In a WalletHub list of states most dependent on federal dollars, California ranked 46th and New York, another donor state, ranked 34th. Such states have long given the federal government more in taxes than they have received back in services. Republican states, particularly those in the South, take more in services and subsidies than they pay in taxes.

Trump used the Hannity interview to renew vague threats against North Korean leader Kim Jong Un — blaming, as he has before, his Democratic and Republican predecessors for failing to permanently curb the country’s nuclear development.

Hannity asked whether Trump was thinking of North Korea when he commented last week, as he was surrounded at the White House by ranking military officers in their dress uniforms, that the gathering represented the “calm before the storm.”

Trump essentially confirmed that he was sending a message about North Korea, although he was not specific about what that message was.

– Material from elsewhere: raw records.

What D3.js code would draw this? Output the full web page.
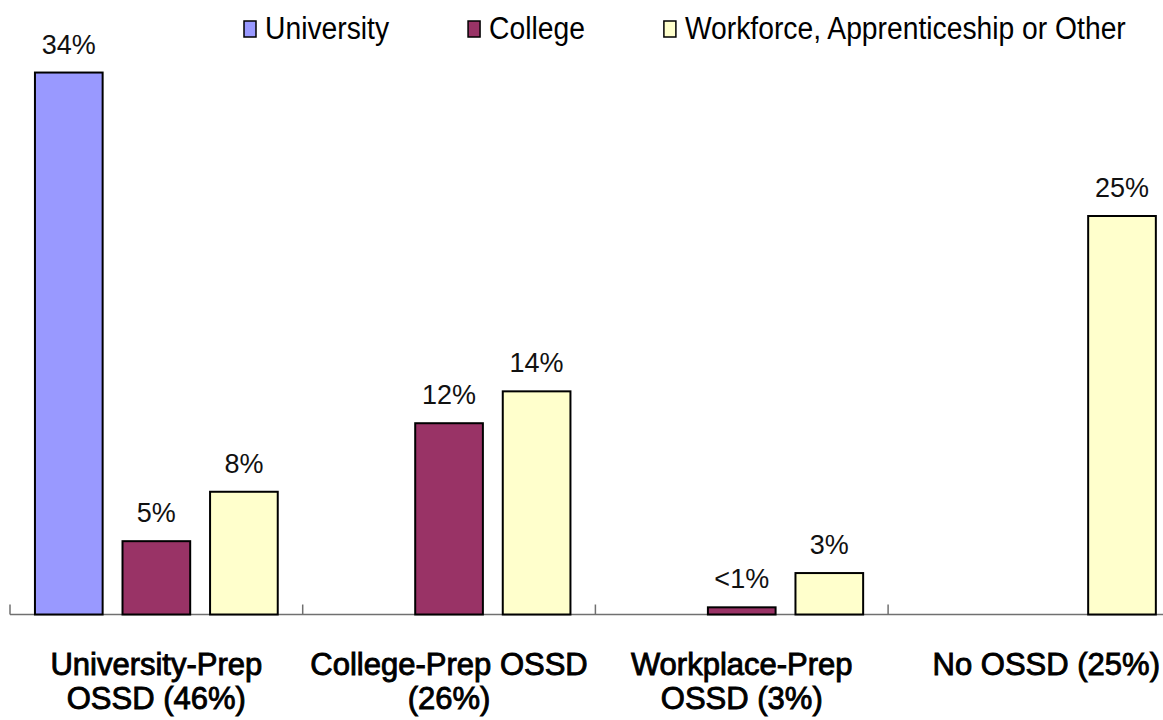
<!DOCTYPE html>
<html>
<head>
<meta charset="utf-8">
<script src="https://cdn.jsdelivr.net/npm/d3@7"></script>
<style>
  body { margin: 0; background: #fff; }
  text { font-family: "Liberation Sans", Arial, sans-serif; }
</style>
</head>
<body>
<svg id="chart" width="1163" height="720"></svg>
<script>
// data
const groups = ['University-Prep OSSD (46%)', 'College-Prep OSSD (26%)', 'Workplace-Prep OSSD (3%)', 'No OSSD (25%)'];
const groupLines = [['University-Prep', 'OSSD (46%)'], ['College-Prep OSSD', '(26%)'], ['Workplace-Prep', 'OSSD (3%)'], ['No OSSD (25%)']];
const series = ['University', 'College', 'Workforce, Apprenticeship or Other'];
const universityVals = [34, null, null, null];
const collegeVals = [4.6, 12, 0.45, null];
const workforceVals = [7.7, 14, 2.6, 25];
const universityLabels = ['34%', '', '', ''];
const collegeLabels = ['5%', '12%', '<1%', ''];
const workforceLabels = ['8%', '14%', '3%', '25%'];

const seriesColor = {
  'University': '#9999ff',
  'College': '#993366',
  'Workforce, Apprenticeship or Other': '#ffffcc'
};

const valuesBySeries = [universityVals, collegeVals, workforceVals];
const labelsBySeries = [universityLabels, collegeLabels, workforceLabels];

var rows = [];
series.forEach((s, i) => {
  groups.forEach((g, j) => {
    if (valuesBySeries[i][j] != null)
      rows.push({group: g, series: s, value: valuesBySeries[i][j], label: labelsBySeries[i][j]});
  });
});

const W = 1163, H = 720;
const baseY = 614.5;
const svg = d3.select('#chart');
svg.append('rect').attr('width', W).attr('height', H).attr('fill', '#fff');

// scales (plot runs a bit past the right edge, as in the original)
const x0 = d3.scaleBand().domain(groups).range([10, 10 + 4 * 292.7]);
const x1 = d3.scaleBand().domain(series).range([0, x0.bandwidth()])
  .paddingInner(0.227).paddingOuter(0.285);
const y = d3.scaleLinear().domain([0, baseY / 15.94]).range([baseY, 0]);

// axis line + tick marks at group boundaries
const gaxis = svg.append('g');
gaxis.append('line')
  .attr('x1', 10).attr('x2', W + 20)
  .attr('y1', baseY).attr('y2', baseY)
  .attr('stroke', '#707070').attr('stroke-width', 1.5);
var bounds = groups.map(g => x0(g)).concat([x0.range()[1]]);
gaxis.selectAll('line.tick')
  .data(bounds)
  .enter()
  .append('line')
  .attr('class', 'tick')
  .attr('x1', d => d).attr('x2', d => d)
  .attr('y1', baseY).attr('y2', baseY - 10)
  .attr('stroke', '#707070').attr('stroke-width', 1.5);

// bars
svg.append('g').selectAll('rect')
  .data(rows)
  .enter()
  .append('rect')
  .attr('x', d => x0(d.group) + x1(d.series))
  .attr('y', d => y(d.value))
  .attr('width', x1.bandwidth())
  .attr('height', d => baseY - y(d.value))
  .attr('fill', d => seriesColor[d.series])
  .attr('stroke', '#000')
  .attr('stroke-width', 2);

// value labels
svg.append('g').selectAll('text')
  .data(rows.filter(d => d.label))
  .enter()
  .append('text')
  .attr('transform', d => `translate(${x0(d.group) + x1(d.series) + x1.bandwidth() / 2},${y(d.value) - 19}) scale(1,1.05)`)
  .attr('text-anchor', 'middle')
  .attr('font-size', 27)
  .attr('fill', '#111')
  .text(d => d.label);

// category labels; a group running off the page gets its label pulled inside
var gcat = svg.append('g');
groups.forEach((g, j) => {
  var right = x0(g) + x0.bandwidth() > W;
  var cx = right ? W - 3 : x0(g) + x0.bandwidth() / 2;
  var t = gcat.append('text')
    .attr('text-anchor', right ? 'end' : 'middle')
    .attr('font-size', 31)
    .attr('fill', '#000')
    .attr('stroke', '#000')
    .attr('stroke-width', 0.9);
  groupLines[j].forEach((ln, k) => {
    t.append('tspan').attr('x', cx).attr('y', 675 + 34 * k).text(ln);
  });
});

// legend
var gleg = svg.append('g');
var lx = 244;
series.forEach(s => {
  gleg.append('rect')
    .attr('x', lx).attr('y', 21)
    .attr('width', 12).attr('height', 16)
    .attr('fill', seriesColor[s])
    .attr('stroke', '#000').attr('stroke-width', 1.5);
  var t = gleg.append('text')
    .attr('transform', `translate(${lx + 21},39) scale(1.01,1.1)`)
    .attr('font-size', 28)
    .attr('fill', '#000')
    .text(s);
  lx += 21 + t.node().getComputedTextLength() * 1.01 + 79;
});
</script>
</body>
</html>
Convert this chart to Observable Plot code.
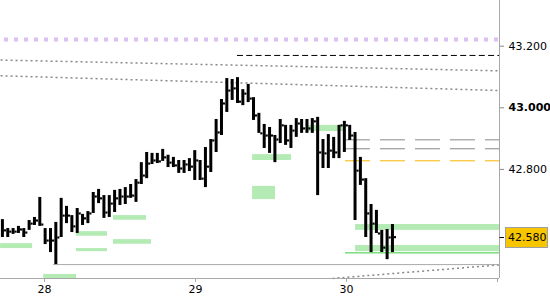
<!DOCTYPE html>
<html><head><meta charset="utf-8">
<script src="https://cdn.jsdelivr.net/npm/d3@7"></script>
<script src="https://cdn.jsdelivr.net/npm/@observablehq/plot@0.6"></script>
<style>body{margin:0;background:#fff} svg{display:block}</style>
</head><body><div id="chart"></div>
<script>
// ---- data ----
const barStart = 27.7212;   // day of first bar
const barStep = 0.035384;   // bar interval in days
const highs = [42.637,42.608,42.608,42.615,42.608,42.634,42.644,42.709,42.608,42.608,
  42.628,42.706,42.680,42.650,42.673,42.654,42.663,42.725,42.735,42.715,
  42.715,42.732,42.735,42.741,42.751,42.767,42.822,42.855,42.852,42.852,
  42.865,42.846,42.839,42.829,42.829,42.835,42.861,42.829,42.871,42.897,
  42.962,43.027,43.095,43.092,43.098,43.059,43.076,43.033,42.982,42.946,
  42.936,42.910,42.962,42.943,42.943,42.965,42.962,42.962,42.965,42.969,
  42.897,42.913,42.904,42.943,42.956,42.943,42.920,42.839,42.770,42.686,
  42.667,42.602,42.605,42.621];
const lows = [42.579,42.579,42.589,42.592,42.579,42.602,42.618,42.615,42.556,42.530,
  42.491,42.579,42.624,42.595,42.592,42.618,42.624,42.657,42.689,42.641,
  42.644,42.660,42.683,42.686,42.706,42.693,42.751,42.770,42.816,42.819,
  42.826,42.806,42.806,42.787,42.787,42.793,42.764,42.764,42.741,42.790,
  42.855,42.910,42.985,43.024,43.014,43.007,43.017,42.959,42.917,42.868,
  42.852,42.822,42.884,42.878,42.868,42.904,42.917,42.917,42.917,42.715,
  42.803,42.803,42.835,42.835,42.855,42.894,42.634,42.748,42.579,42.530,
  42.592,42.530,42.507,42.530];
const closes = [42.602,42.598,42.598,42.605,42.595,42.624,42.634,42.621,42.569,42.569,
  42.579,42.650,42.650,42.615,42.657,42.641,42.657,42.712,42.706,42.660,
  42.689,42.706,42.712,42.712,42.715,42.757,42.780,42.819,42.829,42.826,
  42.839,42.822,42.813,42.803,42.816,42.809,42.829,42.770,42.809,42.894,
  42.920,43.014,43.056,43.063,43.020,43.046,43.030,42.975,42.917,42.910,
  42.910,42.897,42.943,42.894,42.926,42.949,42.933,42.933,42.956,42.855,
  42.852,42.861,42.855,42.943,42.943,42.910,42.796,42.767,42.657,42.624,
  42.592,42.546,42.579,42.580];

// supply / demand zones: [startDay, endDay, lowPrice, highPrice]
const zoneStart = [27.709,27.995,28.212,28.212,28.457,28.457,29.378,29.378,29.742,30.060,30.060];
const zoneEnd   = [27.921,28.212,28.417,28.417,28.676,28.709,29.636,29.530,29.987,31.013,31.013];
const zoneLow   = [42.543,42.445,42.583,42.533,42.635,42.557,42.829,42.702,42.923,42.602,42.533];
const zoneHigh  = [42.559,42.459,42.598,42.543,42.650,42.572,42.848,42.745,42.943,42.621,42.553];

// trend lines: [day1, price1, day2, price2]
const trendDay1 = [27.709, 27.709, 29.907];
const trendP1   = [43.155, 43.104, 42.446];
const trendDay2 = [31.013, 31.013, 31.013];
const trendP2   = [43.120, 43.056, 42.490];

const purpleLevel = 43.222;
const blackLevel = 43.170, blackFrom = 29.278;
const grayLevels = [42.896, 42.867], grayFrom = 29.993;
const orangeLevel = 42.828, orangeFrom = 29.993;
const greenLevel = 42.529, greenFrom = 29.993;
const lowLevel = 42.491, lowFrom = 28.060;
const lastPrice = 42.580;

const xDomain = [27.7086, 31.0132];
const yDomain = [42.4458, 43.3484];
const dayTicks = [28, 29, 30, 31];
const dayLabels = ["28", "29", "30", ""];
const priceTicks = [42.8, 43.2];
const boldPriceTicks = [43.0];

// ---- build ----
const bars = highs.map((h, i) => ({t: barStart + i * barStep, high: h, low: lows[i], close: closes[i]}));
const zones = zoneStart.map((s, i) => ({x1: s, x2: zoneEnd[i], y1: zoneLow[i], y2: zoneHigh[i]}));
const trends = trendDay1.map((d, i) => ({x1: d, y1: trendP1[i], x2: trendDay2[i], y2: trendP2[i]}));
const xMax = xDomain[1];

const chart = Plot.plot({
  width: 550, height: 300,
  marginLeft: 0, marginRight: 51, marginTop: 0, marginBottom: 22,
  style: {fontFamily: "DejaVu Sans", fontSize: "11px", background: "#fff", color: "#000"},
  x: {domain: xDomain, axis: null},
  y: {domain: yDomain, axis: null},
  marks: [
    Plot.rect(zones, {x1: "x1", x2: "x2", y1: "y1", y2: "y2", fill: "#b4ebb4"}),
    Plot.ruleY([purpleLevel], {x1: xDomain[0], x2: xMax, stroke: "#dcc0f2", strokeWidth: 4, strokeDasharray: "4,6", strokeDashoffset: 6}),
    Plot.link(trends, {x1: "x1", y1: "y1", x2: "x2", y2: "y2", stroke: "#888", strokeWidth: 1.5, strokeDasharray: "2,3"}),
    Plot.ruleY([blackLevel], {x1: blackFrom, x2: xMax, stroke: "#000", strokeWidth: 1, strokeDasharray: "6,3.3"}),
    Plot.ruleY(grayLevels, {x1: grayFrom, x2: xMax, stroke: "#888", strokeWidth: 1, strokeDasharray: "25,10"}),
    Plot.ruleY([orangeLevel], {x1: orangeFrom, x2: xMax, stroke: "#f8b500", strokeWidth: 1, strokeDasharray: "25,10"}),
    Plot.ruleY([greenLevel], {x1: greenFrom, x2: xMax, stroke: "#3ccc3c", strokeWidth: 1}),
    Plot.ruleY([lowLevel], {x1: lowFrom, x2: xMax, stroke: "#aaa", strokeWidth: 1}),
    Plot.ruleX([xMax], {stroke: "#a8a8a8"}),
    Plot.ruleY([yDomain[0]], {stroke: "#a8a8a8"}),
    Plot.ruleX(bars, {x: "t", y1: "low", y2: "high", stroke: "#000", strokeWidth: 3}),
    Plot.dot(bars, {x: "t", y: "close", symbol: "square", r: 1.2, fill: "#000", dx: 2.5}),
    Plot.axisY({anchor: "right", ticks: priceTicks, tickFormat: d3.format(".3f"), tickSize: 4, tickPadding: 5, stroke: "#888", fill: "#000"}),
    Plot.axisY({anchor: "right", ticks: boldPriceTicks, tickFormat: d3.format(".3f"), tickSize: 4, tickPadding: 5, stroke: "#888", fill: "#000", fontWeight: "bold"}),
    Plot.axisX({anchor: "bottom", ticks: dayTicks, tickFormat: (d, i) => dayLabels[dayTicks.indexOf(d)], tickSize: 4, tickPadding: 3, stroke: "#a8a8a8", fill: "#000"})
  ]
});
document.getElementById("chart").appendChild(chart);

// current price label box on the right axis
const svg = d3.select(chart);
const yy = chart.scale("y").apply(lastPrice);
const g = svg.append("g");
g.append("line").attr("x1", 499.5).attr("x2", 504).attr("y1", Math.round(yy) + 0.5).attr("y2", Math.round(yy) + 0.5).attr("stroke", "#000");
g.append("rect").attr("x", 505.5).attr("y", Math.round(yy) - 9.5).attr("width", 42).attr("height", 20)
  .attr("fill", "#f7c600").attr("stroke", "#a0a0a0");
g.append("text").attr("x", 508).attr("y", yy).attr("dy", "0.35em").attr("fill", "#000")
  .attr("text-anchor", "start")
  .style("font", "11px 'DejaVu Sans'").text(d3.format(".3f")(lastPrice));
</script>
</body></html>
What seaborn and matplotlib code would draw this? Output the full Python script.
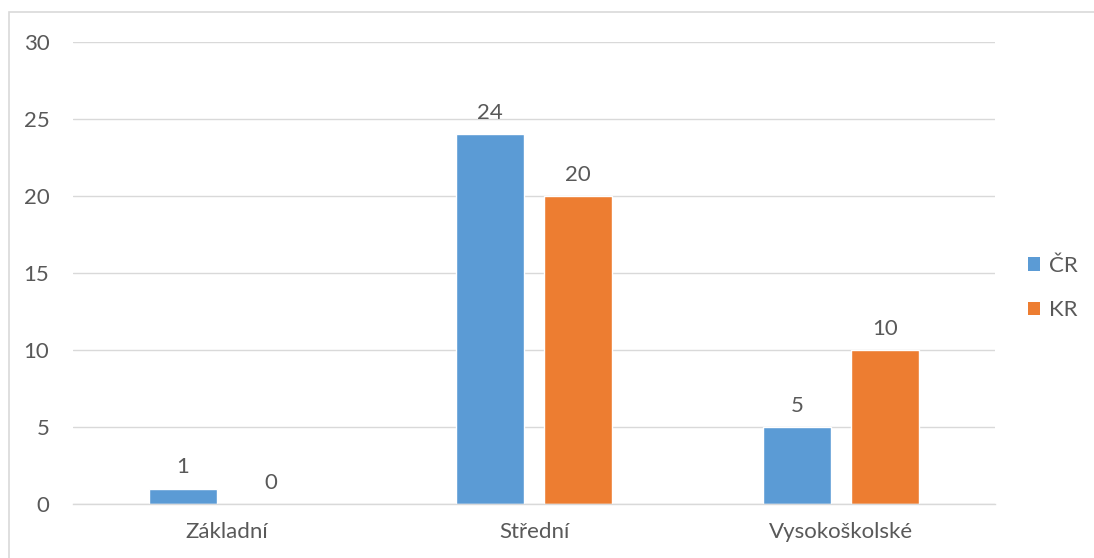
import pandas as pd
import seaborn as sns
import matplotlib.pyplot as plt
from matplotlib.patches import Rectangle, Patch

# Data
categories = ["Základní", "Střední", "Vysokoškolské"]
series = ["ČR", "KR"]
values_cr = [1, 24, 5]
values_kr = [0, 20, 10]
colors = ["#5B9BD5", "#ED7D31"]

df = pd.DataFrame({
    "kategorie": categories * 2,
    "skupina": [series[0]] * 3 + [series[1]] * 3,
    "hodnota": values_cr + values_kr,
})

sns.set_style("white")
plt.rcParams["font.family"] = ["Lato", "DejaVu Sans"]
text_color = "#595959"

fig = plt.figure(figsize=(10.94, 5.58), dpi=100)
ax = fig.add_axes([73 / 1094, 1 - 504 / 558, (995 - 73) / 1094, (504 - 42) / 558])

sns.barplot(data=df, x="kategorie", y="hodnota", hue="skupina",
            palette=colors, width=0.572, gap=0.227, saturation=1,
            ax=ax, legend=False)

for cont in ax.containers:
    ax.bar_label(cont, padding=8, fontsize=16, color=text_color)

ax.set_ylim(0, 30)
ax.set_yticks(range(0, 31, 5))
ax.set_xlim(-0.5, 2.5)
ax.set_xlabel("")
ax.set_ylabel("")
ax.grid(axis="y", color="#D9D9D9", linewidth=1)
ax.set_axisbelow(True)
for s in ["top", "right", "left"]:
    ax.spines[s].set_visible(False)
ax.spines["bottom"].set_color("#D9D9D9")
ax.spines["bottom"].set_linewidth(1)
ax.tick_params(axis="y", length=0, pad=17, labelsize=16, labelcolor=text_color)
ax.tick_params(axis="x", length=0, pad=13, labelsize=16, labelcolor=text_color)

# legend on the right
handles = [Patch(facecolor=c, edgecolor="none") for c in colors]
fig.legend(handles, series, loc="center left", bbox_to_anchor=(1028 / 1094, 1 - 288 / 558),
           frameon=False, fontsize=16, labelcolor=text_color,
           handlelength=0.55, handleheight=0.55, handletextpad=0.4, labelspacing=1.1,
           borderpad=0, borderaxespad=0)

# chart border
fig.patches.append(Rectangle((9 / 1094, -0.01), 1.1, 1 - 12 / 558 + 0.01,
                             transform=fig.transFigure, fill=False,
                             edgecolor="#D9D9D9", linewidth=1.2))

fig.savefig("out.png", dpi=100)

“We can’t let this go on, we just can’t,” he said repeatedly. He asserted that “I’m really building up the military like nobody’s ever seen,” though he cited the purchasing of fighter jets that was in the works before he became president.

Although he had been the one to raise the topic to reporters during his meeting with the military officers, Trump declined to offer details Wednesday.

“I don’t want to talk about it,” he said. “I’m not saying I’m doing anything, but I’m not saying I’m not.”

Trump also returned to a sore topic, healthcare. As he has since the failure of the Senate healthcare bill, he said that he was surprised at Arizona Sen. John McCain’s no vote — a move that had been widely telegraphed by the Republican senator. He also continued to insist that Republicans have the votes to pass the measure, when even many Republicans say otherwise.

“We have the numbers now,” he said. “We’re going to get that.”